Short version of this post if you are pressed for time…
PanAmerican Seed sent me several new annuals that are coming out in 2024 to trial in my garden this summer.
I’m giving at leat one of them, the Cuphea Sweet Talk™ Deep Pink (Cuphea procumbens), a green thumbs up. It has big pink flowers, and if I sat quietly nearby, no doubt, I would see hummingbirds appear to sip the nectar.
I should note I have it growing in a container that is getting some shade through the day. I think it would have more flowers in full sun.
And that’s the end of the short version.
For the longer version of this post…
I was going to talk about how I’ve purchased cupheas in the past that have teeny-tiny flowers and used them more as filler plants in containers. This new-to-me cuphea has much bigger flowers which are nice to see.

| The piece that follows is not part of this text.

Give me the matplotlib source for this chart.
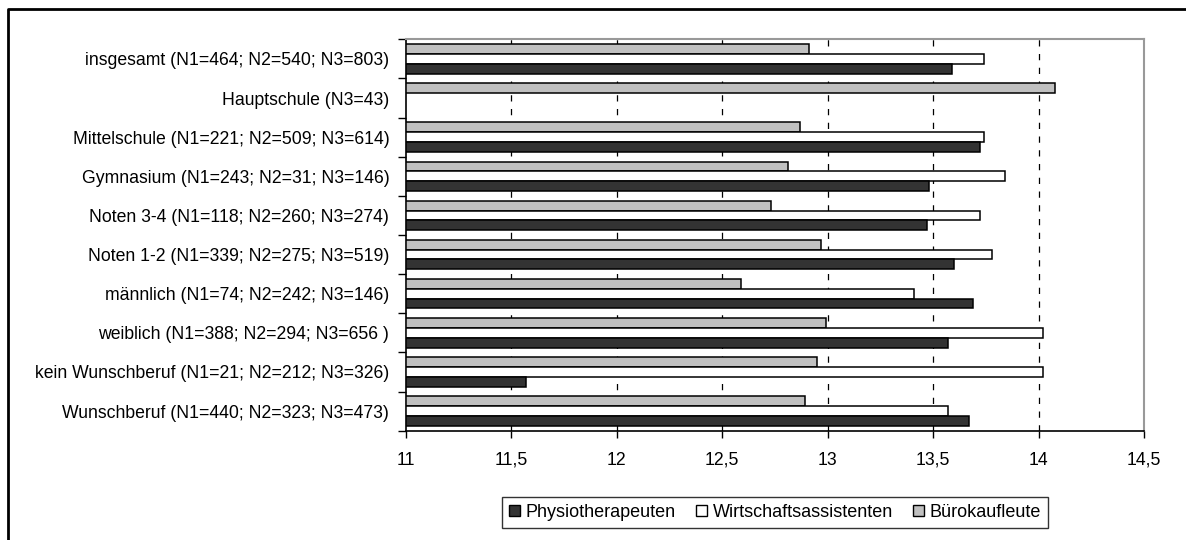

Then I was going to look for a picture of one of them in flower last year. I didn’t find the picture I was looking for at first, but I found this one. (I do a poor job of labeling photos to make them easier to find later.)
I think this variety is ‘Honeybells’ but don’t quote me on that. (If I did a better job of labeling photos…)
There are several named varieties of cuphea with this shape and color of flower. If you look closely, you can see a pollinator on it.
Most cupheas will attract pollinators which makes them a great flower for containers on patios and decks if you, like me, think watching pollinators amongst your flowers is relaxing.
I went looking one more time for a picture of the cuphea I was really looking for and found it!
It’s a variety of Cuphea ramosissima.
I didn’t buy it this year, though I’m not sure why I didn’t. Maybe others beat me to it at the greenhouse. There were lots of people buying lots of plants every time I went there all spring, which is always good to see, though it does mean that you have to “grab ’em when you see ’em” or miss out.
As you can see, there’s quite a bit of variety among the flowers of plants in the Cuphea genus. I’m pleased to add Cuphea Sweet Talk™ Deep Pink to my list of “Cuphea I Have Grown.”
I’m also adding it to my list of “Flowers I Want My Local Greenhouse Owner to Grow For Me For Next Year,” which I will share with them this week. It’s time for another trip to the greenhouse, anyway. I need to ask them for some information to help me investigate the Great Zinnia Theft of Summer 2023.